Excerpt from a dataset
-- START --

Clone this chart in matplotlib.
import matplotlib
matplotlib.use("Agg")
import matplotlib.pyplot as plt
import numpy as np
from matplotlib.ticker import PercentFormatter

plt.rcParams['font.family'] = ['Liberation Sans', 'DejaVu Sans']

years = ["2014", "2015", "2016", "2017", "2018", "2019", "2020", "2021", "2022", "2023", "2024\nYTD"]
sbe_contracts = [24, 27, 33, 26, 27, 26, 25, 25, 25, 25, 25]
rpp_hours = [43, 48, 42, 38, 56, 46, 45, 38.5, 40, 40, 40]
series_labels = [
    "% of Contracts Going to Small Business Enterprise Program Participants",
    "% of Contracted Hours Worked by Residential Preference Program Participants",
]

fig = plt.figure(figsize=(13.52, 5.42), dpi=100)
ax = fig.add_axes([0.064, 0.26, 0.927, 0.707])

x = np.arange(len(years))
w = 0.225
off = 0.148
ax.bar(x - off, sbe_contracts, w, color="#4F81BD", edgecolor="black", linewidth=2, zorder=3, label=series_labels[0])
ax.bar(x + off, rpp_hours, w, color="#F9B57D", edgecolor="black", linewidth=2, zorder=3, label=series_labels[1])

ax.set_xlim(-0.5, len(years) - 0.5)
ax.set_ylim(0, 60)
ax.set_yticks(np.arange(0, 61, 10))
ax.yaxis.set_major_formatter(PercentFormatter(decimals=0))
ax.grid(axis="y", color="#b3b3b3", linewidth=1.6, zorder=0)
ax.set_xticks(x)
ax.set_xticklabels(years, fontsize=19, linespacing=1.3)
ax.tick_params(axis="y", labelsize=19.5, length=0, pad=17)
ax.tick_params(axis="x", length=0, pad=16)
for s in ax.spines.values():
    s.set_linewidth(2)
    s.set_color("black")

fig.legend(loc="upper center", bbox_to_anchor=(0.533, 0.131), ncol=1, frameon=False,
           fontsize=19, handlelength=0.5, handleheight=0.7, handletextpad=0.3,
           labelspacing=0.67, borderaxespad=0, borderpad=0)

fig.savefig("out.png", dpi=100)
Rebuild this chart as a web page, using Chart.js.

-- END --

◆ Task statement
Copy out each record, keeping every word as it is.

◆ Written solution
Clone this chart in matplotlib.
import matplotlib
matplotlib.use("Agg")
import matplotlib.pyplot as plt
import numpy as np
from matplotlib.ticker import PercentFormatter

plt.rcParams['font.family'] = ['Liberation Sans', 'DejaVu Sans']

years = ["2014", "2015", "2016", "2017", "2018", "2019", "2020", "2021", "2022", "2023", "2024\nYTD"]
sbe_contracts = [24, 27, 33, 26, 27, 26, 25, 25, 25, 25, 25]
rpp_hours = [43, 48, 42, 38, 56, 46, 45, 38.5, 40, 40, 40]
series_labels = [
    "% of Contracts Going to Small Business Enterprise Program Participants",
    "% of Contracted Hours Worked by Residential Preference Program Participants",
]

fig = plt.figure(figsize=(13.52, 5.42), dpi=100)
ax = fig.add_axes([0.064, 0.26, 0.927, 0.707])

x = np.arange(len(years))
w = 0.225
off = 0.148
ax.bar(x - off, sbe_contracts, w, color="#4F81BD", edgecolor="black", linewidth=2, zorder=3, label=series_labels[0])
ax.bar(x + off, rpp_hours, w, color="#F9B57D", edgecolor="black", linewidth=2, zorder=3, label=series_labels[1])

ax.set_xlim(-0.5, len(years) - 0.5)
ax.set_ylim(0, 60)
ax.set_yticks(np.arange(0, 61, 10))
ax.yaxis.set_major_formatter(PercentFormatter(decimals=0))
ax.grid(axis="y", color="#b3b3b3", linewidth=1.6, zorder=0)
ax.set_xticks(x)
ax.set_xticklabels(years, fontsize=19, linespacing=1.3)
ax.tick_params(axis="y", labelsize=19.5, length=0, pad=17)
ax.tick_params(axis="x", length=0, pad=16)
for s in ax.spines.values():
    s.set_linewidth(2)
    s.set_color("black")

fig.legend(loc="upper center", bbox_to_anchor=(0.533, 0.131), ncol=1, frameon=False,
           fontsize=19, handlelength=0.5, handleheight=0.7, handletextpad=0.3,
           labelspacing=0.67, borderaxespad=0, borderpad=0)

fig.savefig("out.png", dpi=100)
Rebuild this chart as a web page, using Chart.js.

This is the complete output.